Divorces are messing things, and the finances involved just make things more tricky. Good divorce lawyers have a mastery of the IRS code, and being that I thought I would be a tax lawyer (at one time), it’s this knowledge that provides some edge. For most spouses, custody of children takes top priority, though finding out about financial support does take a close second place. Most typical forms of support are child support and alimony (though in many States, alimony is now called “maintenance”).
A third option when talking about support is un-allocated support. This form of support is when you take child support and alimony and mush them together so that you can’t tell which dollar goes toward one or the other. Hence, the title “un-allocated.” By mushing the dollars together, you create an interesting tax device that allows the parent that is paying the support a tax deduction for the entire amount he or she pays (whereas, child support is typically not a deduction), and the recipient of the support pays income taxes on the support received (where typically, child support does not have to be claimed as income – only alimony).
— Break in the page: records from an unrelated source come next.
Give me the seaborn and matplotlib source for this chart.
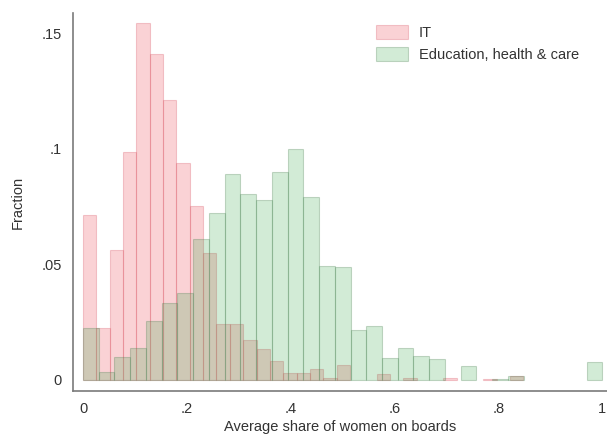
import numpy as np
import matplotlib
matplotlib.use("Agg")
import matplotlib.pyplot as plt
import seaborn as sns

# fraction of firms per bin
it_width = 0.0257
it_frac = [0.0713, 0.0223, 0.0562, 0.0984, 0.1545, 0.1408, 0.1210, 0.0937,
           0.0752, 0.0548, 0.0242, 0.0242, 0.0173, 0.0134, 0.0084, 0.0032,
           0.0030, 0.0046, 0.0010, 0.0065, 0.0, 0.0, 0.0024, 0.0,
           0.0008, 0.0, 0.0, 0.0008, 0.0, 0.0, 0.0005, 0.0, 0.0017]

edu_width = 1 / 33
edu_frac = [0.0223, 0.0036, 0.0101, 0.0137, 0.0256, 0.0331, 0.0375, 0.0608,
            0.0720, 0.0890, 0.0806, 0.0778, 0.0900, 0.0997, 0.0793, 0.0494,
            0.0487, 0.0216, 0.0234, 0.0097, 0.0140, 0.0105, 0.0089, 0.0,
            0.0062, 0.0, 0.0006, 0.0017, 0.0, 0.0, 0.0, 0.0, 0.0076]

x_ticks = [0, 0.2, 0.4, 0.6, 0.8, 1.0]
x_ticklabels = ["0", ".2", ".4", ".6", ".8", "1"]
y_ticks = [0, 0.05, 0.1, 0.15]
y_ticklabels = ["0", ".05", ".1", ".15"]

it_edges = np.arange(len(it_frac) + 1) * it_width
edu_edges = np.arange(len(edu_frac) + 1) * edu_width
it_mid = it_edges[:-1] + it_width / 2
edu_mid = edu_edges[:-1] + edu_width / 2

sns.set_style("white")
plt.rcParams["font.family"] = ["Liberation Sans", "DejaVu Sans"]
plt.rcParams["font.size"] = 10.5

fig = plt.figure(figsize=(6.07, 4.38), dpi=100)
ax = fig.add_axes([73 / 607, 1 - 391 / 438, (607 - 73) / 607, (391 - 13) / 438])

sns.histplot(x=it_mid, weights=it_frac, bins=list(it_edges), ax=ax,
             facecolor=(0.92, 0.2, 0.25, 0.22), edgecolor=(0.85, 0.35, 0.4, 0.3),
             linewidth=0.8, label="IT")
sns.histplot(x=edu_mid, weights=edu_frac, bins=list(edu_edges), ax=ax,
             facecolor=(0.2, 0.65, 0.28, 0.22), edgecolor=(0.3, 0.5, 0.33, 0.3),
             linewidth=0.8, label="Education, health & care")

# hide empty bins
for p in ax.patches:
    if p.get_height() == 0:
        p.set_visible(False)

ax.set_xlim(-0.0193, 1.009)
ax.set_ylim(-0.00476, 0.1587)
ax.set_xticks(x_ticks, x_ticklabels)
ax.set_yticks(y_ticks, y_ticklabels)
ax.tick_params(length=0, colors="#333333", labelsize=10.5)
ax.tick_params(axis="x", pad=8)
ax.tick_params(axis="y", pad=8)

for s in ["top", "right"]:
    ax.spines[s].set_visible(False)
for s in ["left", "bottom"]:
    ax.spines[s].set_color("#7a7a7a")
    ax.spines[s].set_linewidth(1.2)

ax.set_xlabel("Average share of women on boards", color="#333333", fontsize=10.5, labelpad=3)
ax.set_ylabel("Fraction", color="#333333", fontsize=10.5, labelpad=12)

ax.legend(loc="upper left", bbox_to_anchor=(376 / 607, 1 - 25 / 438),
          bbox_transform=fig.transFigure, frameon=False, borderpad=0,
          borderaxespad=0, handlelength=2.2, handleheight=1.15,
          handletextpad=0.75, labelspacing=0.45, labelcolor="#333333")

fig.savefig("out.png", dpi=100)
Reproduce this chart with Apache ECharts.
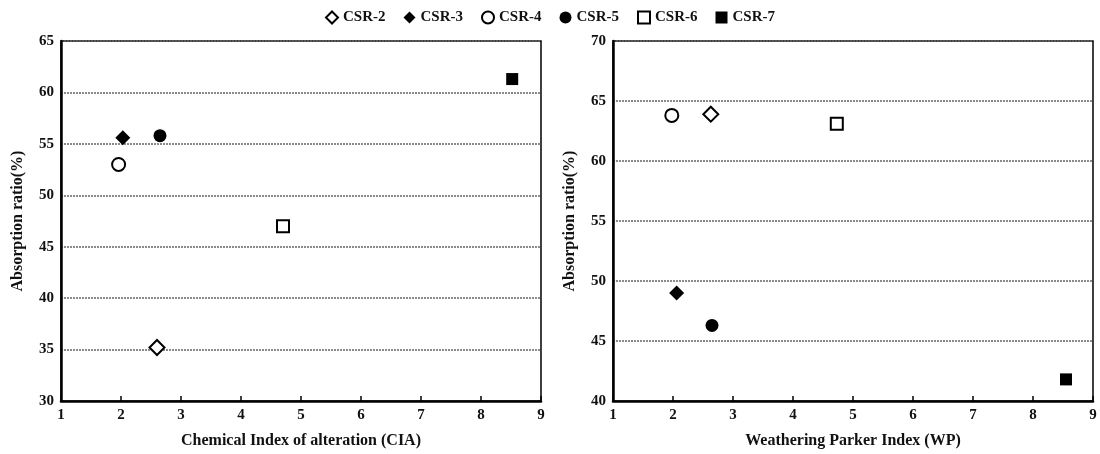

When using un-allocated support, the payor may be willing to pay more (and the recipient receive more) given the new-found tax savings. The mechanics that make it all special is that your taking income at the payor’s tax bracket and moving that money (in the form of support ) to the recipient’s tax bracket. The greater the difference between the tax brackets, the more you’re screwing the IRS out of tax money they would have otherwise received. It’s this money saved, that gets put on the table to settle a support problem. There are IRS rules to make this all work, but we can cover that in a later blog post.
It’s important, however, to know that this term “unallocated support” isn’t used by many, except those lawyers and judges in Illinois (and divorce professionals elsewhere). So, your tax person or CPA will not have a clue as to what you’re talking about. In that case, the proper IRS term for unallocated support is “separate maintenance” and your divorce papers should carefully note ALL of these terms along with providing what the intentions of the spouses by setting up support in this fashion.